_Information provided_

-=-=-

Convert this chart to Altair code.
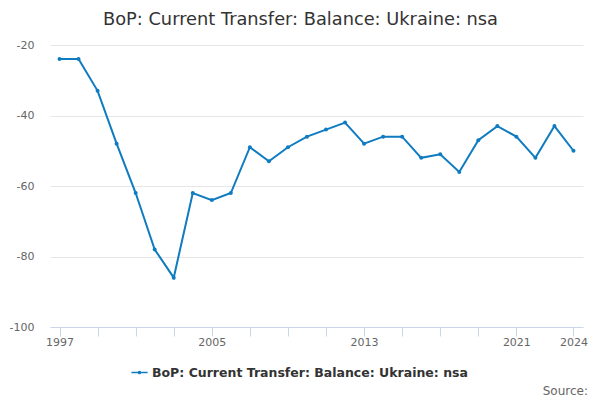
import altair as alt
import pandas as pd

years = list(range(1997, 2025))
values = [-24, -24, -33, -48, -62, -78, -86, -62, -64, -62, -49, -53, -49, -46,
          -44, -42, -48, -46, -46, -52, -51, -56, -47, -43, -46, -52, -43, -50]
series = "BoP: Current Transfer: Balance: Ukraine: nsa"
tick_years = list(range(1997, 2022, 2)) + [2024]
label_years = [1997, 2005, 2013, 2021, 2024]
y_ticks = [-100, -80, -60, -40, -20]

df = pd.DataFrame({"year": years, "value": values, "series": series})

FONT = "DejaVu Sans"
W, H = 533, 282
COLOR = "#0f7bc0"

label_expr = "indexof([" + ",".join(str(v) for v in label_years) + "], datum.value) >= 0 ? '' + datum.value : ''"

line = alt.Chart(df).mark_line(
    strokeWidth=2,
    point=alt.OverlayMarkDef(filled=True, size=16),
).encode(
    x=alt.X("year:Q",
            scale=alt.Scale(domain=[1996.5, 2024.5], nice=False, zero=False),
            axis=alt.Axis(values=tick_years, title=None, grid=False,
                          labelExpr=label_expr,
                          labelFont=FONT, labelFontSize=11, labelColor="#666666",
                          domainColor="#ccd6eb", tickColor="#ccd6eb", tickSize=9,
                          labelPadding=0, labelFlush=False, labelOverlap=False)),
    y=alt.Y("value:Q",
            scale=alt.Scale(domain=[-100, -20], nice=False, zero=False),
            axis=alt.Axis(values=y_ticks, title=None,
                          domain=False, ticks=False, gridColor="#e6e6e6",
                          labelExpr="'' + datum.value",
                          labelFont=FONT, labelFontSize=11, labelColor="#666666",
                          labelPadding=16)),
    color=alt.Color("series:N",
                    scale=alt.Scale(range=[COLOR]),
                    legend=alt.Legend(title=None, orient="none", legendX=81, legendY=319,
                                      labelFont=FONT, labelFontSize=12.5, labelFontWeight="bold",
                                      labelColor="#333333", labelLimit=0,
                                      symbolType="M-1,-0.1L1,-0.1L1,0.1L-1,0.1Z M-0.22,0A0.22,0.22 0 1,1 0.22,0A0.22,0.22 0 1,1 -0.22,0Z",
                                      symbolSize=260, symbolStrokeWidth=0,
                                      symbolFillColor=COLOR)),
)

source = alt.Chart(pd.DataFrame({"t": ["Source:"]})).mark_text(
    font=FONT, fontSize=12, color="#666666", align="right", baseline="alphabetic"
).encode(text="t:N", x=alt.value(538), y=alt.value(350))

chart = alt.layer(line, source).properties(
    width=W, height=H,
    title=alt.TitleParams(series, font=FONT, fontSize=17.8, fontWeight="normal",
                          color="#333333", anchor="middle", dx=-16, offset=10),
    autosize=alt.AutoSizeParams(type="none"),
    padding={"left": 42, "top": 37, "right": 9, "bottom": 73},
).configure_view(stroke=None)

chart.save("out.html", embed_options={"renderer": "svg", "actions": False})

-=-=-

_What is expected_
Leave the pictures out and please restate exactly the lines running from the start of the material through the one with "v in label_years)".

_Completed exercise_
Convert this chart to Altair code.
import altair as alt
import pandas as pd

years = list(range(1997, 2025))
values = [-24, -24, -33, -48, -62, -78, -86, -62, -64, -62, -49, -53, -49, -46,
          -44, -42, -48, -46, -46, -52, -51, -56, -47, -43, -46, -52, -43, -50]
series = "BoP: Current Transfer: Balance: Ukraine: nsa"
tick_years = list(range(1997, 2022, 2)) + [2024]
label_years = [1997, 2005, 2013, 2021, 2024]
y_ticks = [-100, -80, -60, -40, -20]

df = pd.DataFrame({"year": years, "value": values, "series": series})

FONT = "DejaVu Sans"
W, H = 533, 282
COLOR = "#0f7bc0"

label_expr = "indexof([" + ",".join(str(v) for v in label_years) + "], datum.value) >= 0 ? '' + datum.value : ''"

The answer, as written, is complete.